TASK DESCRIPTION. Copy each line in the data that includes the word "this".

TASK MATERIAL.
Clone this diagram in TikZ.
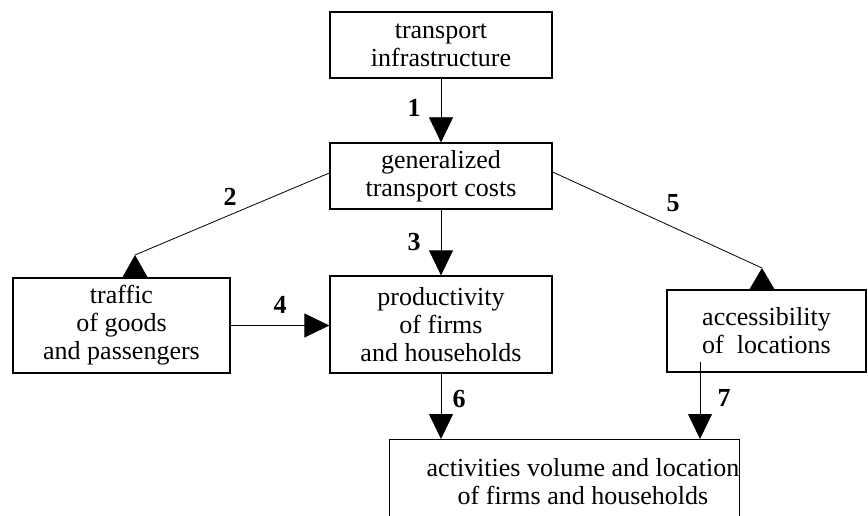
\documentclass[tikz,border=0pt]{standalone}
\usepackage{fontspec}
\setmainfont{Liberation Serif}
\usetikzlibrary{arrows.meta}

\begin{document}
\begin{tikzpicture}[x=1pt, y=-1pt,
	caja/.style={rectangle, draw=black, line width=1.3pt, align=center, font=\fontsize{26}{28}\selectfont, inner sep=0pt},
	texto/.style={align=center, font=\fontsize{26}{28}\selectfont, inner sep=0pt},
	numero/.style={font=\fontsize{26}{28}\selectfont\bfseries, inner sep=0pt},
	flecha/.style={line width=0.8pt, -{Triangle[length=25pt, width=24pt]}},
	linea/.style={line width=0.8pt}]
				\useasboundingbox (0,0) rectangle (868,516);
				\clip (0,0) rectangle (868,516);
				
				%%% CAJAS
				\node[caja, minimum width=222, minimum height=66] (infra) at (441,45) {transport\\infrastructure};
				\node[caja, minimum width=222, minimum height=66] (costes) at (441,176) {generalized\\transport costs};
				\node[caja, minimum width=217, minimum height=95] (trafico) at (121.5,325.5) {traffic\\of goods\\and passengers};
				\node[caja, minimum width=222, minimum height=97] (produc) at (441,324.5) {productivity\\of firms\\and households};
				\node[caja, minimum width=199, minimum height=82] (acceso) at (766.5,331) {accessibility\\of~~locations};
				\node[caja, minimum width=350, minimum height=110, anchor=north west] (activ) at (388.5,439) {};
				\node[texto] (activtxt) at (583,482) {activities volume and location\\of firms and households};
				
				%%% PUNTOS
				\coordinate (p2) at (135,255);
				\coordinate (p5) at (762,268);
				\coordinate (c7) at (700,362);
				
				%%% FLECHAS
				\draw[flecha] (infra) -- (costes);
				\draw[linea] ([yshift=3pt]costes.west) -- (p2);
				\fill (p2) -- ++(-13,23) -- ++(26,0) -- cycle;
				\draw[flecha] (costes) -- (produc);
				\draw[flecha] (trafico.east) -- (trafico.east -| produc.west);
				\draw[linea] ([yshift=4pt]costes.east) -- (p5);
				\fill (p5) -- ++(-13,22) -- ++(26,0) -- cycle;
				\draw[flecha] (produc) -- (produc |- activ.north);
				\draw[flecha] (c7) -- (c7 |- activ.north);
				
				%%% NUMEROS
				\node[numero] (n1) at (414,108) {1};
				\node[numero] (n2) at (230,197) {2};
				\node[numero] (n3) at (414,242) {3};
				\node[numero] (n4) at (280,305) {4};
				\node[numero] (n5) at (673,203) {5};
				\node[numero] (n6) at (459,399) {6};
				\node[numero] (n7) at (724,398) {7};
\end{tikzpicture}
\end{document}
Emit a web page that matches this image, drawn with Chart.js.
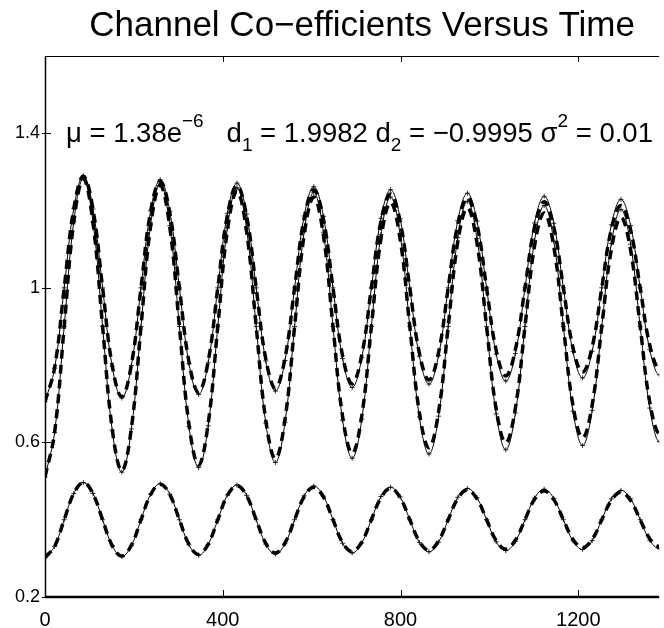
<!DOCTYPE html>
<html>
<head>
<meta charset="utf-8">
<script src="https://cdn.jsdelivr.net/npm/chart.js@4.4.0/dist/chart.umd.min.js"></script>
<style>
  body { margin: 0; background: #fff; }
  #wrap { width: 664px; height: 628px; }
</style>
</head>
<body>
<div id="wrap"><canvas id="coef" width="664" height="628"></canvas></div>
<script>
// muestras (tiempo) y coeficientes
var tiempo = [0,21.6,43.2,64.8,86.4,108,129.6,151.2,172.8,194.4,216,237.6,259.2,280.8,302.4,324,
  345.6,367.2,388.8,410.4,432,453.6,475.2,496.8,518.4,540,561.6,583.2,604.8,626.4,648,669.6,
  691.2,712.8,734.4,756,777.6,799.2,820.8,842.4,864,885.6,907.2,928.8,950.4,972,993.6,1015.2,
  1036.8,1058.4,1080,1101.6,1123.2,1144.8,1166.4,1188,1209.6,1231.2,1252.8,1274.4,1296,1317.6,
  1339.2,1360.8,1382.4,1404];

var c1Real = [0.705,0.793,1.000,1.205,1.289,1.203,1.000,0.799,
  0.718,0.801,1.000,1.197,1.276,1.194,1.000,0.808,
  0.730,0.810,1.000,1.188,1.265,1.186,1.000,0.816,
  0.741,0.818,1.000,1.180,1.254,1.178,1.000,0.824,
  0.752,0.826,1.000,1.173,1.243,1.171,1.000,0.831,
  0.762,0.833,1.000,1.165,1.233,1.164,1.000,0.838,
  0.772,0.840,1.000,1.158,1.223,1.157,1.000,0.845,
  0.782,0.847,1.000,1.152,1.213,1.150,1.000,0.852,
  0.791,0.853];
var c1Est = [0.705,0.792,1.000,1.206,1.290,1.204,1.000,0.797,
  0.715,0.799,1.000,1.199,1.280,1.198,1.000,0.804,
  0.724,0.806,1.000,1.193,1.271,1.191,1.000,0.811,
  0.733,0.812,1.000,1.186,1.262,1.185,1.000,0.817,
  0.742,0.819,1.000,1.180,1.254,1.179,1.000,0.823,
  0.751,0.825,1.000,1.174,1.245,1.173,1.000,0.829,
  0.759,0.830,1.000,1.168,1.237,1.167,1.000,0.835,
  0.767,0.836,1.000,1.163,1.229,1.161,1.000,0.840,
  0.775,0.842];

var c2Real = [0.510,0.626,0.900,1.171,1.282,1.168,0.900,0.635,
  0.527,0.637,0.900,1.160,1.265,1.157,0.900,0.646,
  0.542,0.649,0.900,1.149,1.250,1.146,0.900,0.657,
  0.558,0.659,0.900,1.138,1.235,1.136,0.900,0.667,
  0.572,0.669,0.900,1.128,1.221,1.126,0.900,0.677,
  0.586,0.679,0.900,1.119,1.207,1.116,0.900,0.686,
  0.599,0.689,0.900,1.109,1.194,1.107,0.900,0.695,
  0.612,0.697,0.900,1.100,1.182,1.098,0.900,0.704,
  0.624,0.706];
var c2Est = [0.510,0.626,0.900,1.172,1.284,1.170,0.900,0.632,
  0.523,0.635,0.900,1.163,1.271,1.161,0.900,0.641,
  0.535,0.643,0.900,1.155,1.259,1.152,0.900,0.650,
  0.548,0.652,0.900,1.146,1.247,1.144,0.900,0.658,
  0.559,0.660,0.900,1.138,1.235,1.136,0.900,0.666,
  0.570,0.668,0.900,1.130,1.224,1.128,0.900,0.674,
  0.581,0.676,0.900,1.122,1.213,1.121,0.900,0.681,
  0.592,0.683,0.900,1.115,1.203,1.113,0.900,0.689,
  0.602,0.690];

var c3Real = [0.302,0.331,0.400,0.468,0.496,0.467,0.400,0.333,
  0.306,0.334,0.400,0.465,0.492,0.465,0.400,0.336,
  0.310,0.337,0.400,0.463,0.488,0.462,0.400,0.339,
  0.314,0.340,0.400,0.460,0.484,0.459,0.400,0.341,
  0.318,0.342,0.400,0.457,0.481,0.457,0.400,0.344,
  0.321,0.345,0.400,0.455,0.477,0.454,0.400,0.346,
  0.324,0.347,0.400,0.453,0.474,0.452,0.400,0.349,
  0.328,0.349,0.400,0.450,0.471,0.450,0.400,0.351,
  0.331,0.351];
var c3Est = [0.302,0.331,0.400,0.468,0.496,0.468,0.400,0.333,
  0.305,0.333,0.400,0.466,0.493,0.466,0.400,0.335,
  0.308,0.336,0.400,0.464,0.490,0.463,0.400,0.337,
  0.311,0.338,0.400,0.462,0.487,0.461,0.400,0.339,
  0.314,0.340,0.400,0.460,0.484,0.459,0.400,0.341,
  0.317,0.342,0.400,0.458,0.481,0.457,0.400,0.343,
  0.320,0.344,0.400,0.456,0.479,0.455,0.400,0.345,
  0.323,0.346,0.400,0.454,0.476,0.454,0.400,0.347,
  0.325,0.347];

var ticksX = [0, 400, 800, 1200];
var ticksY = [0.2, 0.6, 1, 1.4];

var titulo = 'Channel Co\u2212efficients Versus Time';
// texto de la anotacion: [texto, modo]
var nota = [
  ['\u03bc = 1.38e', ''], ['\u22126', 'sup'], ['   d', ''], ['1', 'sub'],
  [' = 1.9982 d', ''], ['2', 'sub'], [' = \u22120.9995 \u03c3', ''], ['2', 'sup'], [' = 0.01', '']
];

var fuente = '"Liberation Sans", Arial, Helvetica, sans-serif';

function puntos(arr){
  var out = [];
  for (var i = 0; i < arr.length; i++) out.push({x: tiempo[i], y: arr[i]});
  return out;
}

function serieReal(arr){
  return { data: puntos(arr), borderColor: '#000', borderWidth: 3.5, borderDash: [9, 6],
    pointRadius: 0, tension: 0.4, order: 1 };
}
function serieEst(arr){
  return { data: puntos(arr), borderColor: '#000', borderWidth: 1, pointStyle: 'cross',
    pointRadius: 2.5, pointBorderWidth: 0.8, pointBorderColor: '#000', tension: 0.4, order: 2 };
}

var marco = {
  id: 'marco',
  afterDraw: function(chart){
    var ctx = chart.ctx, a = chart.chartArea, sx = chart.scales.x, sy = chart.scales.y;
    ctx.save();
    ctx.strokeStyle = '#000';
    ctx.lineWidth = 1;
    ctx.beginPath(); ctx.moveTo(a.left, a.top + 0.5); ctx.lineTo(a.right, a.top + 0.5); ctx.stroke();
    ctx.lineWidth = 1.5;
    ctx.beginPath(); ctx.moveTo(a.left + 0.5, a.top); ctx.lineTo(a.left + 0.5, a.bottom); ctx.stroke();
    ctx.lineWidth = 2.5;
    ctx.beginPath(); ctx.moveTo(a.left, a.bottom); ctx.lineTo(a.right, a.bottom); ctx.stroke();
    ctx.lineWidth = 1;
    ticksX.forEach(function(v){
      var px = Math.round(sx.getPixelForValue(v)) + 0.5;
      ctx.beginPath(); ctx.moveTo(px, a.top); ctx.lineTo(px, a.top + 6);
      ctx.moveTo(px, a.bottom); ctx.lineTo(px, a.bottom - 7); ctx.stroke();
    });
    ticksY.forEach(function(v){
      var py = Math.round(sy.getPixelForValue(v)) + 0.5;
      ctx.beginPath(); ctx.moveTo(a.left - 3, py); ctx.lineTo(a.left + 6, py); ctx.stroke();
    });

    // titulo
    ctx.fillStyle = '#000';
    ctx.font = '35px ' + fuente;
    ctx.textAlign = 'center';
    ctx.textBaseline = 'alphabetic';
    var cx = (a.left + sx.getPixelForValue(1400)) / 2 + 6;
    ctx.fillText(titulo, cx, 36);

    // anotacion
    ctx.textAlign = 'left';
    var x = a.left + 21, base = a.top + 86;
    nota.forEach(function(t){
      var y = base;
      if (t[1] === 'sup') { ctx.font = '19px ' + fuente; y = base - 15; }
      else if (t[1] === 'sub') { ctx.font = '19px ' + fuente; y = base + 9; }
      else ctx.font = '27.5px ' + fuente;
      ctx.fillText(t[0], x, y);
      x += ctx.measureText(t[0]).width;
    });
    ctx.restore();
  }
};

new Chart(document.getElementById('coef').getContext('2d'), {
  type: 'line',
  data: {
    datasets: [
      serieReal(c1Real), serieReal(c2Real), serieReal(c3Real),
      serieEst(c1Est), serieEst(c2Est), serieEst(c3Est)
    ]
  },
  options: {
    responsive: false,
    animation: false,
    devicePixelRatio: 1,
    layout: { padding: { top: 56, left: 0, right: 0, bottom: 0 } },
    plugins: { legend: { display: false }, tooltip: { enabled: false }, title: { display: false } },
    scales: {
      x: {
        type: 'linear', min: 0, max: 1382,
        grid: { display: false, drawTicks: false }, border: { display: false },
        afterBuildTicks: function(s){ s.ticks = ticksX.map(function(v){ return {value: v}; }); },
        afterFit: function(s){ s.height = 31; },
        ticks: { color: '#000', padding: 11, maxRotation: 0, font: { size: 20, family: fuente },
          callback: function(v){ return String(v); } }
      },
      y: {
        min: 0.2, max: 1.6,
        grid: { display: false, drawTicks: false }, border: { display: false },
        afterBuildTicks: function(s){ s.ticks = ticksY.map(function(v){ return {value: v}; }); },
        afterFit: function(s){ s.width = 45; },
        ticks: { color: '#000', padding: 5, font: { size: 18, family: fuente },
          callback: function(v){ return String(v); } }
      }
    }
  },
  plugins: [marco]
});
</script>
</body>
</html>
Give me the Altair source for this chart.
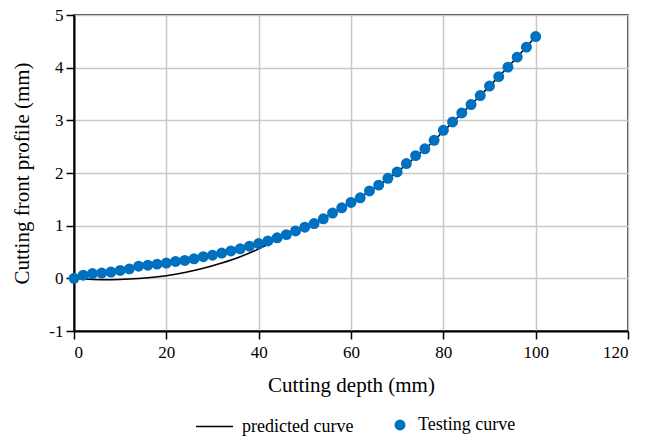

REPLY TO THE EXERCISE.
Clone this diagram in TikZ.
Emit a web page that matches this image, drawn with Chart.js.
Give me the Altair source for this chart.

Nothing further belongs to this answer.